Mike McCullough first learned of the activity last year during a state P.E. teacher convention when Bob Fox, a founder and president of Speed Stacks Inc., presented it. Intrigued by the potential, McCullough decided he wanted to get a set of cups for DIS. Through the selling of T-shirts during the spring field day, he was able to purchase the cups that also came with a special timer.

For the last few weeks during P.E. classes, fifth-graders have been learning about the activity and developing their skills. On Monday, those who wanted stayed after school for a tournament where the top three finishers were awarded trophies.

"It's a very simple concept," McCullough said. "It's stacking cups but it's very challenging. There's no complexity to it at all but the simplicity of it is challenging."

Cup stacking is an individual and a team sport where participants stack and unstack 12 specially designed cups in predetermined sequences.

For Monday's tournament, DIS students had to stack the cups in sequences of three-six-three, six-six and one-10-one. They were given three chances with the two best times added for the final score. The winners were: first place, Cory Smith; second place Dillon Box; and third place, Trevor Sewell.

While cup stacking originated in the 1980s in California, Fox and the rest of the nation learned of it in 1995 during a segment of "The Tonight Show with Johnny Carson." An elementary classroom and P.E. teacher in Colorado, Fox saw the potential of a learning tool. Now, over 3,500 schools are participating in a Speed Stacks cup-stacking program.

Cup stacking helps promote hand-eye coordination, ambidexterity, quickness and concentration -- skills needed to excel in most any sport. When students are cup stacking, they're using both sides of their bodies and brains to develop skills where using both the left and right hands is important, like typing and playing a musical instrument.

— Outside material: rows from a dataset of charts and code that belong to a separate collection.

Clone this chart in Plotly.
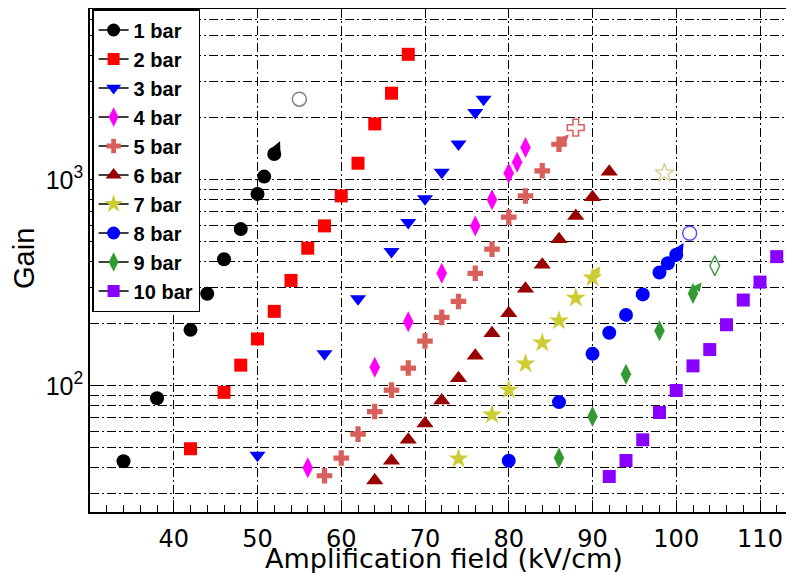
import math
import plotly.graph_objects as go

# ---------------- data ----------------
series_names = ["1 bar", "2 bar", "3 bar", "4 bar", "5 bar",
                "6 bar", "7 bar", "8 bar", "9 bar", "10 bar"]

field_1bar = [34, 38, 42, 44, 46, 48, 50, 50.8, 52]
gain_1bar = [43, 87, 187, 280, 412, 577, 855, 1038, 1337]

field_2bar = [42, 46, 48, 50, 52, 54, 56, 58, 60, 62, 64, 66, 68]
gain_2bar = [49.5, 93, 126, 169, 230, 325, 466, 598, 836, 1205, 1870, 2637, 4073]

field_3bar = [50, 58, 62, 66, 68, 70, 72, 74, 76, 77]
gain_3bar = [46, 143, 265, 449, 621, 809, 1089, 1495, 2123, 2466]

field_4bar = [56, 64, 68, 72, 76, 78, 80, 81, 82]
gain_4bar = [40, 123, 205, 352, 598, 800, 1078, 1219, 1436]

field_5bar = [58, 60, 62, 64, 66, 68, 70, 72, 74, 76, 78, 80, 82, 84, 86]
gain_5bar = [36.6, 44.6, 58.3, 75, 95.3, 122, 165, 215, 257, 352, 461, 659, 836, 1107, 1490]

field_6bar = [64, 66, 68, 70, 72, 74, 76, 78, 80, 82, 84, 86, 88, 90, 92]
gain_6bar = [34.7, 43.3, 54.8, 65.6, 84.9, 109, 140, 180, 225, 296, 387, 515, 668, 824, 1097]

field_7bar = [74, 78, 80, 82, 84, 86, 88, 90]
gain_7bar = [44.3, 72.3, 95.6, 128, 162, 207, 267, 335]

field_8bar = [80, 86, 90, 92, 94, 96, 98, 99, 100]
gain_8bar = [43.3, 83.4, 143, 181, 221, 278, 355, 394, 433]

field_9bar = [86, 90, 94, 98, 102]
gain_9bar = [44.6, 71, 114, 185, 281]

field_10bar = [92, 94, 96, 98, 100, 102, 104, 106, 108, 110, 112]
gain_10bar = [36.3, 43.4, 54.7, 74.2, 94.9, 125, 150, 198, 261, 319, 424]

# open markers (upper limits) and which series they belong to
open_series = ["1 bar", "5 bar", "7 bar", "8 bar", "9 bar"]
open_field = [55, 88, 98.6, 101.6, 104.6]
open_gain = [2466, 1795, 1079, 551, 383]

x_tick_vals = [40, 50, 60, 70, 80, 90, 100, 110]
y_major_vals = [100, 1000]
y_major_text = ["10<sup>2</sup>", "10<sup>3</sup>"]

# ---------------- styles ----------------
fields = [field_1bar, field_2bar, field_3bar, field_4bar, field_5bar,
          field_6bar, field_7bar, field_8bar, field_9bar, field_10bar]
gains = [gain_1bar, gain_2bar, gain_3bar, gain_4bar, gain_5bar,
         gain_6bar, gain_7bar, gain_8bar, gain_9bar, gain_10bar]
colors = ["#000000", "#ff0000", "#0000ff", "#ff00ff", "#d9605a",
          "#990000", "#cccc33", "#0000ff", "#339933", "#8800ff"]
symbols = ["circle", "square", "triangle-down", "diamond-tall", "cross",
           "triangle-up", "star", "circle", "diamond-tall", "square"]
sizes = [14, 13, 14, 15, 13, 15, 15, 14, 15, 13]
open_symbols = {"1 bar": "circle-open", "5 bar": "cross-open", "7 bar": "star-open",
                "8 bar": "circle-open", "9 bar": "diamond-tall-open"}
open_colors = {"1 bar": "#808080", "5 bar": "#d9605a", "7 bar": "#d6d29a",
               "8 bar": "#5555ff", "9 bar": "#44a044"}

FONT = "Liberation Sans, Arial, Helvetica, sans-serif"
FONT_WIDE = "DejaVu Sans, Liberation Sans, sans-serif"
# the page body has an 8px margin, so the figure is laid out 8px up/left
W, H = 786, 565
ML, MR, MT, MB = 82, 0, 1, 61
XR = [30, 114.06]
YR = [math.log10(24.4), math.log10(6760)]

fig = go.Figure()

for name, xs, ys, c, s, sz in zip(series_names, fields, gains, colors, symbols, sizes):
    fig.add_trace(go.Scatter(x=xs, y=ys, mode="markers", name=name, showlegend=False,
                             marker=dict(symbol=s, size=sz, color=c, line=dict(width=0))))
    # legend entry with a line through the marker
    fig.add_trace(go.Scatter(x=[None], y=[None], mode="lines+markers", name=name,
                             showlegend=True,
                             line=dict(color="black", width=1.5),
                             marker=dict(symbol=s, size=sz - 1, color=c, line=dict(width=0))))

for name, ox, oy in zip(open_series, open_field, open_gain):
    fig.add_trace(go.Scatter(x=[ox], y=[oy], mode="markers", showlegend=False,
                             marker=dict(symbol=open_symbols[name], size=14,
                                         color=open_colors[name],
                                         line=dict(width=1.5, color=open_colors[name]))))

# small arrows from the last measured point toward the open marker
plot_w = W - ML - MR
plot_h = H - MT - MB
px_per_x = plot_w / (XR[1] - XR[0])
px_per_dec = plot_h / (YR[1] - YR[0])
ARROW_PX = 14
annotations = []
for name, ox, oy in zip(open_series, open_field, open_gain):
    i = series_names.index(name)
    lx, ly = fields[i][-1], gains[i][-1]
    dxp = (ox - lx) * px_per_x
    dyp = (math.log10(oy) - math.log10(ly)) * px_per_dec
    L = math.hypot(dxp, dyp)
    hx = lx + dxp / L * ARROW_PX / px_per_x
    hy = math.log10(ly) + dyp / L * ARROW_PX / px_per_dec
    annotations.append(dict(x=hx, y=hy, ax=lx, ay=math.log10(ly), xref="x", yref="y",
                            axref="x", ayref="y", text="", showarrow=True,
                            arrowhead=2, arrowsize=0.9, arrowwidth=2,
                            arrowcolor=colors[i], standoff=0, startstandoff=0))

# axis titles
annotations.append(dict(text="Amplification field (kV/cm)", xref="paper", yref="paper",
                        x=(436 - ML) / plot_w, y=(H - MB - 550) / plot_h,
                        xanchor="center", yanchor="middle", showarrow=False,
                        font=dict(family=FONT_WIDE, size=27, color="black")))
annotations.append(dict(text="Gain", xref="paper", yref="paper",
                        x=(16 - ML) / plot_w, y=(H - MB - 251) / plot_h, textangle=-90,
                        xanchor="center", yanchor="middle", showarrow=False,
                        font=dict(family=FONT, size=29, color="black")))

# minor y grid at every 2..9 x 10^n
y_minor_vals = []
for dec in [10, 100, 1000]:
    for m in range(2, 10):
        v = m * dec
        if 24.4 <= v <= 6760:
            y_minor_vals.append(v)

GRID_DASH = "9px,3px,2px,3px"

fig.update_layout(
    width=W, height=H,
    margin=dict(l=ML, r=MR, t=MT, b=MB),
    paper_bgcolor="white", plot_bgcolor="white",
    font=dict(family=FONT, color="black"),
    showlegend=True,
    legend=dict(x=0.003, y=1, xanchor="left", yanchor="top",
                bgcolor="white", bordercolor="black", borderwidth=1.5,
                font=dict(family=FONT, size=20, color="black", weight="bold"),
                itemwidth=30, tracegroupgap=0),
    xaxis=dict(range=XR, tickvals=x_tick_vals, ticks="inside", ticklen=12, tickwidth=1.3,
               tickcolor="black", showline=True, linecolor="black", linewidth=1.5,
               mirror=True, showgrid=True, gridcolor="black", gridwidth=1.2,
               griddash=GRID_DASH, zeroline=False, ticklabelstandoff=4,
               tickfont=dict(family=FONT_WIDE, size=24, color="black"),
               minor=dict(dtick=2, ticks="inside", ticklen=7, tickwidth=1.2,
                          tickcolor="black", showgrid=False)),
    yaxis=dict(type="log", range=YR, tickvals=y_major_vals, ticktext=y_major_text,
               ticks="inside", ticklen=12, tickwidth=1.3, tickcolor="black",
               showline=True, linecolor="black", linewidth=1.5, mirror=False,
               showgrid=True, gridcolor="black", gridwidth=1.2, griddash=GRID_DASH,
               zeroline=False, tickfont=dict(family=FONT, size=25, color="black"),
               minor=dict(tickvals=y_minor_vals, ticks="inside", ticklen=7,
                          tickwidth=1.2, tickcolor="black", showgrid=True,
                          gridcolor="black", gridwidth=1.2, griddash=GRID_DASH)),
    annotations=annotations,
)

fig.write_html("out.html")
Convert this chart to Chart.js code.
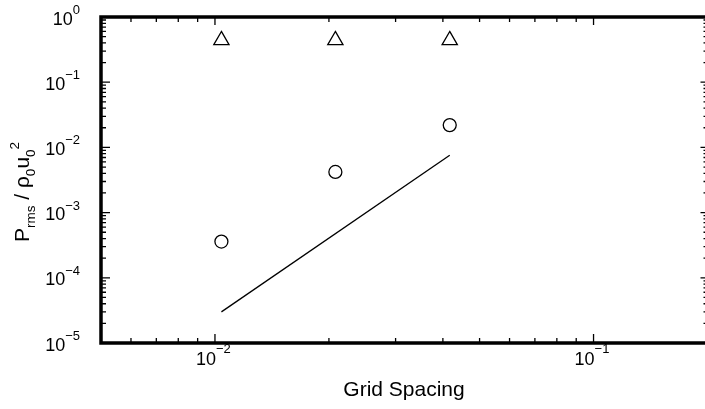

McCullough noted he could see a difference in his hand-eye coordination during his own video-game playing.

Cup stacking also develops bilateral proficiency. By increasing bilateral proficiency, a student develops a greater percentage of the right side of the brain, which houses awareness, focus, creativity and rhythm. Sequencing and patterning are also elements of cup stacking, which can help with reading and math skills.

McCullough wanted to first try Speed Stacks with fifth-graders to see how the students did with the activity.

"Most have really enjoyed the challenge," he said as the fifth-graders encouraged each other in the tournament. "It's something new."